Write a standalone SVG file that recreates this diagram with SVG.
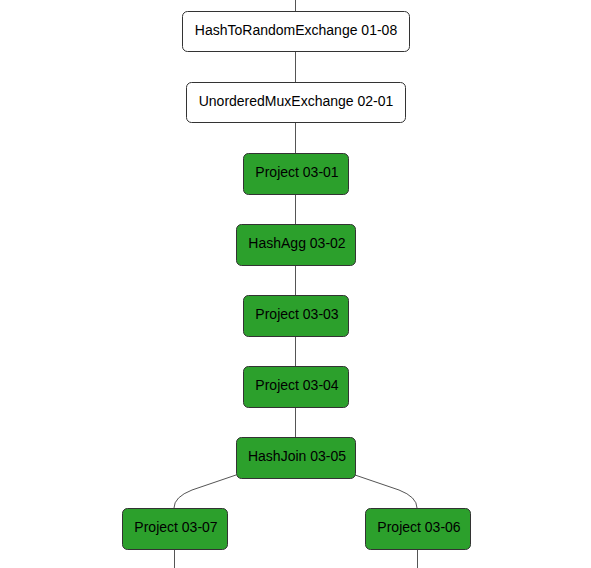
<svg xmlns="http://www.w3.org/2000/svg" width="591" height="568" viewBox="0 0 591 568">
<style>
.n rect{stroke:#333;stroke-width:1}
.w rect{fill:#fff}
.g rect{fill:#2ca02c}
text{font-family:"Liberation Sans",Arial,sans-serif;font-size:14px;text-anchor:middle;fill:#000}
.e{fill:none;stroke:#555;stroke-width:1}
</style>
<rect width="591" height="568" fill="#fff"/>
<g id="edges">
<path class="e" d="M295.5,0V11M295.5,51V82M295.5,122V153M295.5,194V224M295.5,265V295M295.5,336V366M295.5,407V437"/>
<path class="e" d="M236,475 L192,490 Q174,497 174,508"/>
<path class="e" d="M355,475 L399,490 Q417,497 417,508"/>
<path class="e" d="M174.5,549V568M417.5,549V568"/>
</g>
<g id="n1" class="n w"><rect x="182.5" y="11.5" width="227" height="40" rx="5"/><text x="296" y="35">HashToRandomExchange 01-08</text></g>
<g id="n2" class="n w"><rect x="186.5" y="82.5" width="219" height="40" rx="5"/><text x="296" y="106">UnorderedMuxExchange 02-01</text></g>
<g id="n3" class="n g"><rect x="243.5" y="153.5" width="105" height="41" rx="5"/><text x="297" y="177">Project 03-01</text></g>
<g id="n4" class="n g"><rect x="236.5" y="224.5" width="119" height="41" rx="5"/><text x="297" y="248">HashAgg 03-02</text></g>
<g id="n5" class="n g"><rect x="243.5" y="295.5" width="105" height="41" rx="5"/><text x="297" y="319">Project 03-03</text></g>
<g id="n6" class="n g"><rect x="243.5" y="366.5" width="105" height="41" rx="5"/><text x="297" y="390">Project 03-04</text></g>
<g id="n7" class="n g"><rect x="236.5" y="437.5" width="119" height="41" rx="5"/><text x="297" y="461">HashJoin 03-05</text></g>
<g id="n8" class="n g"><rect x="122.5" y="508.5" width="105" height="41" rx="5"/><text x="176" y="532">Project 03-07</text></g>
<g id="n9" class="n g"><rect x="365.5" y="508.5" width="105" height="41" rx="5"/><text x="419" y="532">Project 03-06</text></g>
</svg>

§ Exercise goal
Copy out each line word for word, please, skipping the images.

§ Completed task
Write a standalone SVG file that recreates this diagram with SVG.
<svg xmlns="http://www.w3.org/2000/svg" width="591" height="568" viewBox="0 0 591 568">
<style>
.n rect{stroke:#333;stroke-width:1}
.w rect{fill:#fff}
.g rect{fill:#2ca02c}
text{font-family:"Liberation Sans",Arial,sans-serif;font-size:14px;text-anchor:middle;fill:#000}
.e{fill:none;stroke:#555;stroke-width:1}
</style>
<rect width="591" height="568" fill="#fff"/>
<g id="edges">
<path class="e" d="M295.5,0V11M295.5,51V82M295.5,122V153M295.5,194V224M295.5,265V295M295.5,336V366M295.5,407V437"/>
<path class="e" d="M236,475 L192,490 Q174,497 174,508"/>
<path class="e" d="M355,475 L399,490 Q417,497 417,508"/>
<path class="e" d="M174.5,549V568M417.5,549V568"/>
</g>
<g id="n1" class="n w"><rect x="182.5" y="11.5" width="227" height="40" rx="5"/><text x="296" y="35">HashToRandomExchange 01-08</text></g>
<g id="n2" class="n w"><rect x="186.5" y="82.5" width="219" height="40" rx="5"/><text x="296" y="106">UnorderedMuxExchange 02-01</text></g>
<g id="n3" class="n g"><rect x="243.5" y="153.5" width="105" height="41" rx="5"/><text x="297" y="177">Project 03-01</text></g>
<g id="n4" class="n g"><rect x="236.5" y="224.5" width="119" height="41" rx="5"/><text x="297" y="248">HashAgg 03-02</text></g>
<g id="n5" class="n g"><rect x="243.5" y="295.5" width="105" height="41" rx="5"/><text x="297" y="319">Project 03-03</text></g>
<g id="n6" class="n g"><rect x="243.5" y="366.5" width="105" height="41" rx="5"/><text x="297" y="390">Project 03-04</text></g>
<g id="n7" class="n g"><rect x="236.5" y="437.5" width="119" height="41" rx="5"/><text x="297" y="461">HashJoin 03-05</text></g>
<g id="n8" class="n g"><rect x="122.5" y="508.5" width="105" height="41" rx="5"/><text x="176" y="532">Project 03-07</text></g>
<g id="n9" class="n g"><rect x="365.5" y="508.5" width="105" height="41" rx="5"/><text x="419" y="532">Project 03-06</text></g>
</svg>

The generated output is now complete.